Art brut à La Fabuloserie par Christophe Stolowicki
La vérité défaisait les serments qui me méprenaient sur elle. Membres humains lovés entrelacés telle une ruée de serpents où le rouge et le turquoise font grand bon ménage sursaturant l’image (comme seule sait Myriam Chouraqui, née en 1930).
Le contraire de l’art abstrait n’est pas le figuratif mais l’art brut : l’autodidacte, l’inculte à culte toujours le même depuis Dieu le Père, et que le Saint-Esprit y veille.
Les nouveaux internés ne s’évertuent pas en Christ, à peu d’exceptions près, encore que plus fauteurs qu’auteurs d’un art brut de coffrage totomatique.
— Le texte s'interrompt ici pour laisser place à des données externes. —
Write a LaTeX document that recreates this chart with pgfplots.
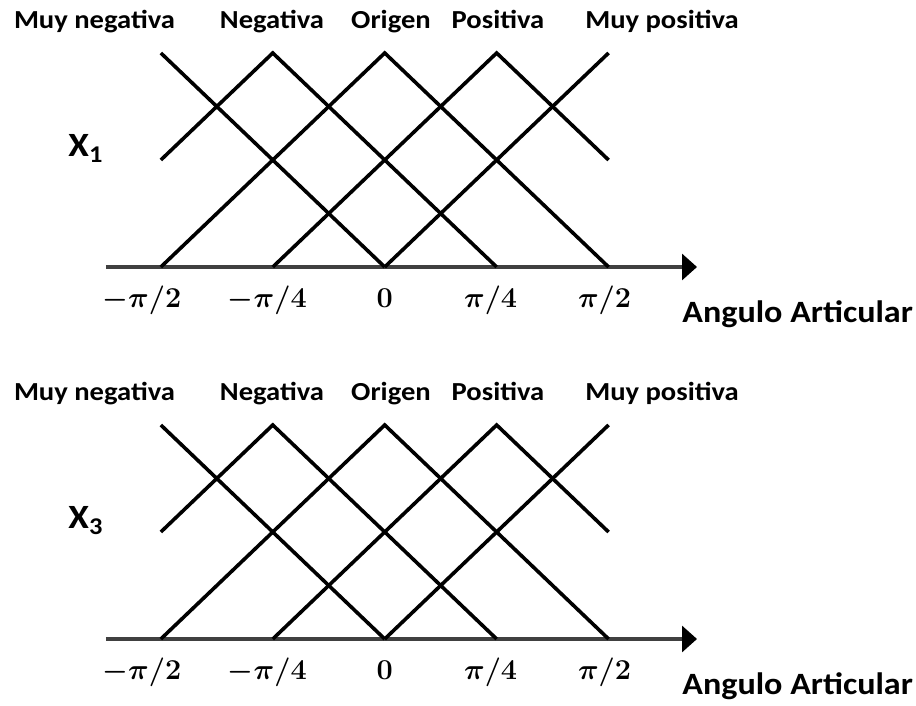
\documentclass[border=0pt]{standalone}
\usepackage{bm}
\usepackage{fontspec}
\setmainfont{Carlito}[FakeStretch=1.1]
\usepackage{pgfplots}
\pgfplotsset{compat=1.18}
\usepackage{pgfplotstable}
\usetikzlibrary{arrows.meta}

% membership functions, x in units of pi/4
\pgfplotstableread{
x y
-2 1
0 0
}\mfmuyneg
\pgfplotstableread{
x y
-2 0.5
-1 1
1 0
}\mfneg
\pgfplotstableread{
x y
-2 0
0 1
2 0
}\mforigen
\pgfplotstableread{
x y
-1 0
1 1
2 0.5
}\mfpos
\pgfplotstableread{
x y
0 0
2 1
}\mfmuypos

\pgfplotsset{
  mfline/.style={black, line width=1.8pt, line join=miter},
  mfpanel/.style={
    scale only axis,
    width=295.5pt, height=107pt,
    xmin=-2.49, xmax=2.79, ymin=0, ymax=1,
    axis x line=bottom, axis y line=none,
    x axis line style={draw=black!75, line width=1.6pt,
      -{Triangle[length=7.5pt,width=13pt,color=black]}},
    clip=false,
    major tick length=0pt,
    xtick={-2,-1,0,1,2},
    xticklabels={{$\bm{-\pi/2}$\rule{19pt}{0pt}},{$\bm{-\pi/4}$\rule{5.5pt}{0pt}},{$\bm{0}$},{$\bm{\pi/4}$\rule{6pt}{0pt}},{$\bm{\pi/2}$\rule{4pt}{0pt}}},
    xticklabel style={font=\fontsize{14.5}{14.5}\selectfont, anchor=base, yshift=-20.5pt},
    ytick=\empty,
  },
}

\newcommand{\panellabels}[2]{%
  \begin{scope}[yshift=#1, font=\fontsize{13}{13}\selectfont\bfseries]
    \node[anchor=base] at (47.25pt,338.5pt) {Muy negativa};
    \node[anchor=base] at (136pt,338.5pt) {Negativa};
    \node[anchor=base] at (195.5pt,338.5pt) {Origen};
    \node[anchor=base] at (249pt,338.5pt) {Positiva};
    \node[anchor=base] at (331pt,338.5pt) {Muy positiva};
    \node[anchor=base west, inner sep=0pt, font=\fontsize{17}{17}\selectfont\bfseries]
      at (34pt,274.5pt) {X{\fontsize{12}{12}\selectfont\raisebox{-3pt}{#2}}};
    \node[anchor=base west, inner sep=0pt, font=\fontsize{15.5}{15.5}\selectfont\bfseries]
      at (341pt,191.5pt) {Angulo Articular};
  \end{scope}%
}

\begin{document}
\begin{tikzpicture}
\useasboundingbox (0,0) rectangle (458pt,353pt);

\begin{axis}[mfpanel, at={(53pt,219.5pt)}, anchor=south west]
  \addplot[mfline] table {\mfmuyneg};
  \addplot[mfline] table {\mfneg};
  \addplot[mfline] table {\mforigen};
  \addplot[mfline] table {\mfpos};
  \addplot[mfline] table {\mfmuypos};
\end{axis}
\panellabels{0pt}{1}

\begin{axis}[mfpanel, at={(53pt,33.5pt)}, anchor=south west]
  \addplot[mfline] table {\mfmuyneg};
  \addplot[mfline] table {\mfneg};
  \addplot[mfline] table {\mforigen};
  \addplot[mfline] table {\mfpos};
  \addplot[mfline] table {\mfmuypos};
\end{axis}
\panellabels{-186pt}{3}

\end{tikzpicture}
\end{document}
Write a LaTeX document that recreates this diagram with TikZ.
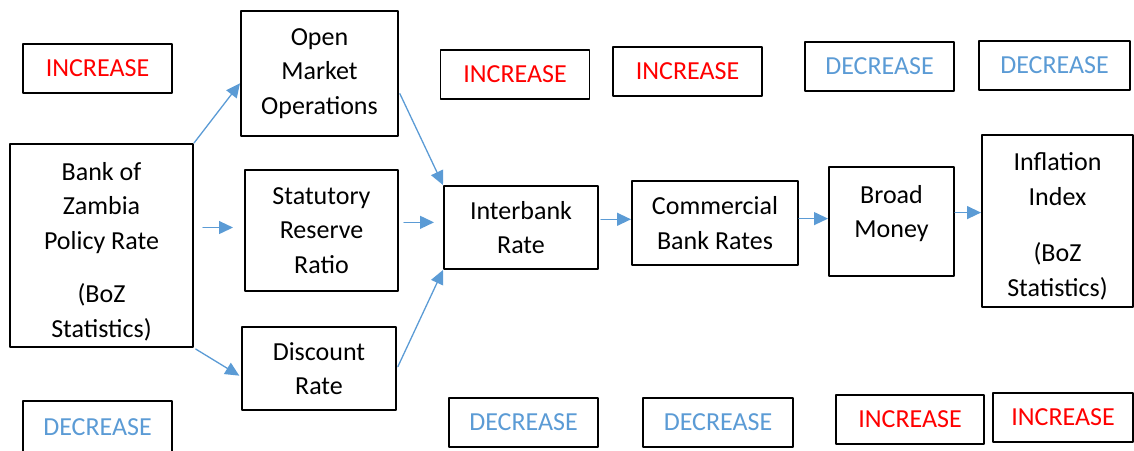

Un soulier-navire parcouru de frontons de mer à balustres en travers longitudinal du visage, Thomas Boixo (début du siècle – 1976), ancien charpentier de marine, a vécu à l’hôpital d’Amiens les derniers 26 ans de sa vie.
Exception, et contraignant de réviser toute conception brute ou psychiatrique de l’art brut, d’accepter que se répondent de délicates aquarelles dont les strates et les asymétries sont celles du rêve profond que ni Balthus ni Dali n’ont montrées, et des poèmes réinventant l’anaphore en abyme, en cascade du sensible à l’intelligible (« Un signe entraîne un autre signe qui arrache un son qui fait trembler un petit souffle d’air qui éparpille des faisceaux de lignes qui s’enchevêtrent en figures qui s’écartent pour laisser passer des troupeaux de pointillés qui remontent jusqu’en haut de la feuille. Sans issue. »), Michèle Burles, née en 1944.
Des figures informes couturées d’Ignacio Carles-Tolra (1928 – 2019) émanent des laques lumineuses de fraîcheur enfantine aux premiers indices de leur évanescence, d’une inventivité précise de contraste que Matisse n’eût pas reniée dans son jazz.
Les demeures arachnéennes de Marie-Rose Lortet (née en 1945), que tricote dans l’ajour de fils blancs ou vivement colorés une ferveur, réinventent le territoire comme le Merzbau de Kurt Schwitters.
Jambes et bras dansant sur pointes, dansant en croix, dont quelques petites floraisons de gammées, de damnées, nées en Croatie, dans cette Mitteleuropa où même Cioran eut des débuts antisémites, bras levés non au ciel mais en croix, une couronne d’étoiles en guise d’épines, à angles aigus en une exultation géométrique qui rappelle Pierre Richard au siècle pénultième – Janko Domsic (1915 – 1983), lui aussi quasiment illettré, lui le revendiquant.
Mais la plupart des artistes exposés à La Fabuloserie, sur les contreforts de Montmartre, ont accompli leur œuvre sur le tard, retraités d’une vie humble, laborieuse, précaire, pendant laquelle elle mûrissait – terrifiés de reconnaissance pour Alain Bourbonnais (1925 – 1988) aux moustaches conquérantes qui venait leur acheter quelques tableaux regorgeant de couleurs et de fantasmes, parfois peints sur un fond de petits coquillages, ou quelques sculptures en matériaux la plupart récupérés de déchèteries, capsules, fils électriques, matière première le bois dont ses souches tordues, pour composer sa collection. Lui-même grand sculpteur d’icônes brutes grimaçantes, et en liaison permanente avec Jean Dubuffet (1901 – 1985), le collectionneur premier de cet art de génie autodidacte et thérapeutique, créateur du concept mais lui-même le peintre à périodes par excellence, tout en expérimentations, aussi peu brut que possible.
Oui, du fabuleux gît au sein des décharges où j’ai composé mes premiers poèmes, en quête de ces objets d’un luxe inouï que bientôt me révélerait Rimbaud.